PROBLEM:
From the first line of the listing below, retype each line up to and including the one with "const soluteDomain = [1.75, 15.25];"; pictures stay out.

SOURCE MATERIAL:

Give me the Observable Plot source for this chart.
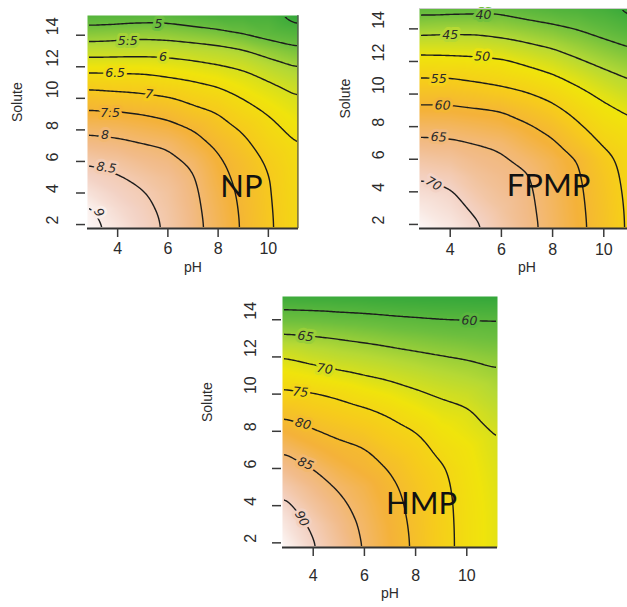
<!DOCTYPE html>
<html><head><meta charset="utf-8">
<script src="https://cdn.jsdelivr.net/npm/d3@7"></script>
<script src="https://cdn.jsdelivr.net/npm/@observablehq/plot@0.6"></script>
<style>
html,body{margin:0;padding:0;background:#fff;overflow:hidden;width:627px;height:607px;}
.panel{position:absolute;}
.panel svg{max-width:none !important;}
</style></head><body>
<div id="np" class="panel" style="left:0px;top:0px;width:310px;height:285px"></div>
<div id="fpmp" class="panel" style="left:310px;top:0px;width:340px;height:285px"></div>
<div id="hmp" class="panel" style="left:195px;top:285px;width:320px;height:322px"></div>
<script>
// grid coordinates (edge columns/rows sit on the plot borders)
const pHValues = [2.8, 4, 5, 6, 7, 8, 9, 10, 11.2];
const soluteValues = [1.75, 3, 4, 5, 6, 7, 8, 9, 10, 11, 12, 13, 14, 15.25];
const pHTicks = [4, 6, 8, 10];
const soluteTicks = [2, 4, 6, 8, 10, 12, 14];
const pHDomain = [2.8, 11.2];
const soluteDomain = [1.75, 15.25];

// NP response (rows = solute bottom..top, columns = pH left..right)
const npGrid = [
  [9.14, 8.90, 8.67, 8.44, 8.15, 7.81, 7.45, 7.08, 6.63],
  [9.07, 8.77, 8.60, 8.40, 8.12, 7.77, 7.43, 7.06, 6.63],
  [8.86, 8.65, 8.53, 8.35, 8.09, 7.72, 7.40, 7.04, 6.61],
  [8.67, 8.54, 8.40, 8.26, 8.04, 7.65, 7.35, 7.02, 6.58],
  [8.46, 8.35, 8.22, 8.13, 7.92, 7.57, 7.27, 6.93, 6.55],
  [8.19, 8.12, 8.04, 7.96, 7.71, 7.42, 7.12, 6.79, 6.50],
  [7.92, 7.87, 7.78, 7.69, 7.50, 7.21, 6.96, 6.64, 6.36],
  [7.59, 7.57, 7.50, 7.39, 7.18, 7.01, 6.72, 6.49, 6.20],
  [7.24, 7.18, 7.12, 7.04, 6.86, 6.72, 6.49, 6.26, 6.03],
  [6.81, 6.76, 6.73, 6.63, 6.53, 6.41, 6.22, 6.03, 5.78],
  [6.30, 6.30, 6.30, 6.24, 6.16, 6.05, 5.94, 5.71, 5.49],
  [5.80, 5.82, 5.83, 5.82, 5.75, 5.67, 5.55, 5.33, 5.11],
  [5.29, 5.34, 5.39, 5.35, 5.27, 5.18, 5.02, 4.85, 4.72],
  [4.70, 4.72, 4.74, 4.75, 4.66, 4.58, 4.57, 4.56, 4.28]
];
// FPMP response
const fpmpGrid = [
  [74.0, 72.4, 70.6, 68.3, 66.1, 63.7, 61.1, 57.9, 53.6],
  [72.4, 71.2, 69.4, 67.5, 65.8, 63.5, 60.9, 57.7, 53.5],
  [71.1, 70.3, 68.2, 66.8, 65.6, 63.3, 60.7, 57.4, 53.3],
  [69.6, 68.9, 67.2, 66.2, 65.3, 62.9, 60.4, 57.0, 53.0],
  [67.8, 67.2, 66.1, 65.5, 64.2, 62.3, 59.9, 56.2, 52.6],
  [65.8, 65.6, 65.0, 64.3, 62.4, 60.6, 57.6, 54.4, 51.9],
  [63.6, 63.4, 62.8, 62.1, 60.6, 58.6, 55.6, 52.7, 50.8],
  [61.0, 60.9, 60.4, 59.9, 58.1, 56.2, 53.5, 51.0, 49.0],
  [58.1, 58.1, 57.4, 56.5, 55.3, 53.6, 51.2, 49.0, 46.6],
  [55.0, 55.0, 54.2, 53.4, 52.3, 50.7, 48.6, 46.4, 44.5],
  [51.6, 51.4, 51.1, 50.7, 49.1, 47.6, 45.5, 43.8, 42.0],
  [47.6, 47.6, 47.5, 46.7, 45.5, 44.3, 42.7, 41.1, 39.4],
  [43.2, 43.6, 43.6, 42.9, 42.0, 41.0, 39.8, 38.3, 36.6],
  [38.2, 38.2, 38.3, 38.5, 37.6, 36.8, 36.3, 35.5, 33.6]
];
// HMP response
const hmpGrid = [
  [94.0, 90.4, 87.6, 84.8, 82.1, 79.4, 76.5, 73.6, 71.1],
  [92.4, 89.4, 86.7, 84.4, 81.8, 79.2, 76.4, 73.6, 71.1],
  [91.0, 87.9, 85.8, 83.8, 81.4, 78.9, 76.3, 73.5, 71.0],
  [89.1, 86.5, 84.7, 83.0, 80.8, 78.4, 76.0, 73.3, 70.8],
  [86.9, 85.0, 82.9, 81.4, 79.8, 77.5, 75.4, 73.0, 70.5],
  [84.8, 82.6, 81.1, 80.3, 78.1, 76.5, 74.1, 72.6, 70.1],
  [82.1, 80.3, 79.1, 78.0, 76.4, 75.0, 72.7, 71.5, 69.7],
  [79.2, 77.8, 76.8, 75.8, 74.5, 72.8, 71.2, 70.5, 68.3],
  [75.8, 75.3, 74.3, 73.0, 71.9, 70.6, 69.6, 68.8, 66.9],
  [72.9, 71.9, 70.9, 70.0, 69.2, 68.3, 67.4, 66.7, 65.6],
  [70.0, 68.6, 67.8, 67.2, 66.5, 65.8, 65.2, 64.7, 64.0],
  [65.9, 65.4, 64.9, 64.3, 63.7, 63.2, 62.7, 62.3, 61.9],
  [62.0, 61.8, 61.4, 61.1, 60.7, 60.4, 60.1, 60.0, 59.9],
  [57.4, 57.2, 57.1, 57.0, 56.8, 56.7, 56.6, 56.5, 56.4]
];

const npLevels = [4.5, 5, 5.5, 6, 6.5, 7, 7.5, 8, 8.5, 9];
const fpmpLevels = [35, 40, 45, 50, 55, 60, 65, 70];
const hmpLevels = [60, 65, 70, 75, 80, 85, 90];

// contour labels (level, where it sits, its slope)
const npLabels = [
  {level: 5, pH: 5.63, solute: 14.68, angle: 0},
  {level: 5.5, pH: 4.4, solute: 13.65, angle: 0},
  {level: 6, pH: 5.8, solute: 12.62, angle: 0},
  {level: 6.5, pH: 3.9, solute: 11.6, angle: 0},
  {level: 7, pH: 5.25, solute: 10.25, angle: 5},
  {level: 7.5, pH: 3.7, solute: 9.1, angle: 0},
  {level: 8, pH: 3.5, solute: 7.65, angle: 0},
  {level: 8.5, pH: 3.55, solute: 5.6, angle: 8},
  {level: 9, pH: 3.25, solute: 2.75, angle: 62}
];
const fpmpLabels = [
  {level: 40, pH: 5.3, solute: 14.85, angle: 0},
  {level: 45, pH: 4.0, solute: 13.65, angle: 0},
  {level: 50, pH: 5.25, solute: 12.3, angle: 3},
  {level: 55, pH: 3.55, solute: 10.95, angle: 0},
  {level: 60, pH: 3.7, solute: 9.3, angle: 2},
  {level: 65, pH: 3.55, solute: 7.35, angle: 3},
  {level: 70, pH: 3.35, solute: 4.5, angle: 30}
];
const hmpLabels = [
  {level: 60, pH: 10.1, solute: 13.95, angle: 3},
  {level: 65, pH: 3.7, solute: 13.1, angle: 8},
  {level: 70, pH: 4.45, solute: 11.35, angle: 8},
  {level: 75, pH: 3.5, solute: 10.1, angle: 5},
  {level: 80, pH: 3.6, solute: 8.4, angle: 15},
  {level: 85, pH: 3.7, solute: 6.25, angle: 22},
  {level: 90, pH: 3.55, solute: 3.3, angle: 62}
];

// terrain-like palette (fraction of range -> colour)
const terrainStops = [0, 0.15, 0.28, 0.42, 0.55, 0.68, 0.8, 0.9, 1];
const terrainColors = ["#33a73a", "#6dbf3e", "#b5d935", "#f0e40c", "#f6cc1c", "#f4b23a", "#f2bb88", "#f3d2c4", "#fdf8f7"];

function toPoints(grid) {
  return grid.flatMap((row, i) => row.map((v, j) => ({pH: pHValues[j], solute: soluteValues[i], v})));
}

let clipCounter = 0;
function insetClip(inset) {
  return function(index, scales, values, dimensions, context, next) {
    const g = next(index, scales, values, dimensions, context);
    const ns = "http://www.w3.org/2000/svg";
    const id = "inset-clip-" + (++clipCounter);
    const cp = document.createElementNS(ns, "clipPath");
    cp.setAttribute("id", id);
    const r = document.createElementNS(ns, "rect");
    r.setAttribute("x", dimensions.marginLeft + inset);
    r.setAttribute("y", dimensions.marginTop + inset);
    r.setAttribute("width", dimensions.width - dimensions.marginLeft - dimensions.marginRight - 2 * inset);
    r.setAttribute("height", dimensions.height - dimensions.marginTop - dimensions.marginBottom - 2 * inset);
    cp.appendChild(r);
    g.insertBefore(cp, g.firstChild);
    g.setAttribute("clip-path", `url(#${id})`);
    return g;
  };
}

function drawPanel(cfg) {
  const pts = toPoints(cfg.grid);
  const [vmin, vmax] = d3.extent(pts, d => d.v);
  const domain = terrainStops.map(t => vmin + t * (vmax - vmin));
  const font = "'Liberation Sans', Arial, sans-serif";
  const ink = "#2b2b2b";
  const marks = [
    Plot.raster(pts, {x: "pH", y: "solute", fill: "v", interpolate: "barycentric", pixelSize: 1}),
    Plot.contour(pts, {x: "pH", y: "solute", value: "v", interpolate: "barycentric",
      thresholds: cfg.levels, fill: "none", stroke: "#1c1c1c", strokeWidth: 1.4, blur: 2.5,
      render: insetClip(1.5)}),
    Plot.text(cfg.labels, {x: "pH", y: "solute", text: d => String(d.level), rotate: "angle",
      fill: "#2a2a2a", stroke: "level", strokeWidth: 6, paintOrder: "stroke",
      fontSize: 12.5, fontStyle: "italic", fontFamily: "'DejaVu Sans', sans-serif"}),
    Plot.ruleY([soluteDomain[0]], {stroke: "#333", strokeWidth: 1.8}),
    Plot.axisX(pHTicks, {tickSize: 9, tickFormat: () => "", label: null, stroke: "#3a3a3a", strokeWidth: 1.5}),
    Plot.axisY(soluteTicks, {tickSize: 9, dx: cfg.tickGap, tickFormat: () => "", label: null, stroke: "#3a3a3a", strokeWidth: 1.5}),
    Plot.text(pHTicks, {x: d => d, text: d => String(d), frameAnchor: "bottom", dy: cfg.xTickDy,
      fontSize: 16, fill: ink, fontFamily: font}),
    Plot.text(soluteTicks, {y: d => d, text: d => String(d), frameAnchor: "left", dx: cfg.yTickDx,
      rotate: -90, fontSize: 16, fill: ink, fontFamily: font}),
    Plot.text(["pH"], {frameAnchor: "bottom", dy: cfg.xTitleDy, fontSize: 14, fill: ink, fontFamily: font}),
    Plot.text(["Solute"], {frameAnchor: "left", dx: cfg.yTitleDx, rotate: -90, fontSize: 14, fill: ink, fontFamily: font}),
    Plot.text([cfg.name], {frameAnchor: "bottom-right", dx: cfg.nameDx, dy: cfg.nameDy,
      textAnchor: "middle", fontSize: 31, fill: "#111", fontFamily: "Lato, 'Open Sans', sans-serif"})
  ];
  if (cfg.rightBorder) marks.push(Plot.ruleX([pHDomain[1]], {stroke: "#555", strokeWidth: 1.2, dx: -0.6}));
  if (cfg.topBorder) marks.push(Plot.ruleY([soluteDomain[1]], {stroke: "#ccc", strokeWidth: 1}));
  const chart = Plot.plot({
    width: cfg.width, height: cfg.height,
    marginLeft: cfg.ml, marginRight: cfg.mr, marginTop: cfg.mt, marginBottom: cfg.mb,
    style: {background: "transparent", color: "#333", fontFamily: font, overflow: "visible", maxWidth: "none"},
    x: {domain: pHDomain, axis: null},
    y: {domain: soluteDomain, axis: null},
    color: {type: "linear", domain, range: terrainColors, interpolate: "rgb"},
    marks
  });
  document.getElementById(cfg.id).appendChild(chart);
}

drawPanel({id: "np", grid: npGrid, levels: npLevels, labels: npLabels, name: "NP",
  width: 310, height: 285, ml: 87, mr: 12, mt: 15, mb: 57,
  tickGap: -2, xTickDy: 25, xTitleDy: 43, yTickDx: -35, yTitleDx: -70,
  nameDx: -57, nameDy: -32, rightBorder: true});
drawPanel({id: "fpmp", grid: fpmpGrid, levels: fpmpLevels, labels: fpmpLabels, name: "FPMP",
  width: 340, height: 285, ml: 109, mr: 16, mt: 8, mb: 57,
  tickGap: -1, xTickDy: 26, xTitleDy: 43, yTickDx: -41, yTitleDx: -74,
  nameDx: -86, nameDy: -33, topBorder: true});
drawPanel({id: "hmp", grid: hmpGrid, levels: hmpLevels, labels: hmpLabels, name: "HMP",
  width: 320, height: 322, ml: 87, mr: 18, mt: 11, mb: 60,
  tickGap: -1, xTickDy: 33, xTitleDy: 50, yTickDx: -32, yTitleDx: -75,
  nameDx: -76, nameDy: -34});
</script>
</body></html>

RESULT:
Give me the Observable Plot source for this chart.
<!DOCTYPE html>
<html><head><meta charset="utf-8">
<script src="https://cdn.jsdelivr.net/npm/d3@7"></script>
<script src="https://cdn.jsdelivr.net/npm/@observablehq/plot@0.6"></script>
<style>
html,body{margin:0;padding:0;background:#fff;overflow:hidden;width:627px;height:607px;}
.panel{position:absolute;}
.panel svg{max-width:none !important;}
</style></head><body>
<div id="np" class="panel" style="left:0px;top:0px;width:310px;height:285px"></div>
<div id="fpmp" class="panel" style="left:310px;top:0px;width:340px;height:285px"></div>
<div id="hmp" class="panel" style="left:195px;top:285px;width:320px;height:322px"></div>
<script>
// grid coordinates (edge columns/rows sit on the plot borders)
const pHValues = [2.8, 4, 5, 6, 7, 8, 9, 10, 11.2];
const soluteValues = [1.75, 3, 4, 5, 6, 7, 8, 9, 10, 11, 12, 13, 14, 15.25];
const pHTicks = [4, 6, 8, 10];
const soluteTicks = [2, 4, 6, 8, 10, 12, 14];
const pHDomain = [2.8, 11.2];
const soluteDomain = [1.75, 15.25];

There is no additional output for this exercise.